PROSECUTION SHOULD PROCEED IN KAZAKH BRIBERY SCANDAL

June 27, 2003
The bribery scandal over oil deals in Kazakhstan gives international companies plenty to worry about.

Bob Tippee

The bribery scandal over oil deals in Kazakhstan gives international companies plenty to worry about.

The industry, however, must be clear about this: The prosecution should proceed.

Controversy centers on James Giffen, an American advisor to Kazakh President Nursultan Nazarbayev.

US federal officials arrested Giffen Mar. 30 for alleged violations of the Foreign Corrupt Practices Act (FCPA), which outlaws bribery.

Under that and subsequent indictments, Giffen is suspected of funneling more than $78 million in payments from western oil companies to two top Kazakh officials. Although not named in the indictments, Nazarbayev is known to be one of the suspected officials.

Since Giffen's arrest, J. Bryan Williams, a former Mobil Corp. executive indicted along with Giffen, has pleaded guilty to evading taxes on an alleged $2 million kickback linked to Mobil's 1993 deal to develop giant Tengiz oil field.

Other companies active in Kazakhstan worked through and made payments to Giffen, whom they knew as the Kazakh government's main representative.

A crucial legal question is whether companies exercised sufficient diligence over money paid to Giffen. They had reason to consider him the proper conduit for legitimate payments to the government.

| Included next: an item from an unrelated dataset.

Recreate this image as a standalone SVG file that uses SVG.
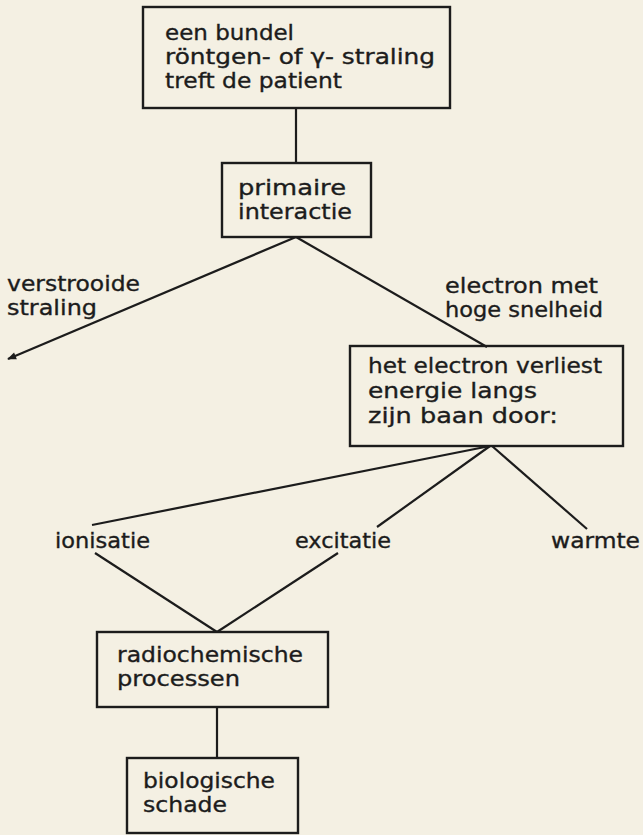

The court will decide whether Giffen was illegally diverting the funds and whether, if so, the companies should have known it.

These issues are always murky. They put companies uncomfortably between the FCPA and the sovereignty of governments with which they deal.

What oil companies must not do is hope nobody notices or, worse, join the Kazakh government in pressuring US officials to quash the Giffen prosecution. A June 26 article in the Financial Times reports the lavish extent of the latter initiative. It's not a savory story.

When oil and gas companies work abroad, a fair share of the consequent wealth should flow to host-country residents—all the residents, not just a few crooks in government.

Too often the crooks get rich while everyone else stays poor. Bribery, sad to say, is how the world works, destabilizing whole countries and corroding the legitimacy of international commerce.

Oil and gas companies should lead the effort to make the world work differently.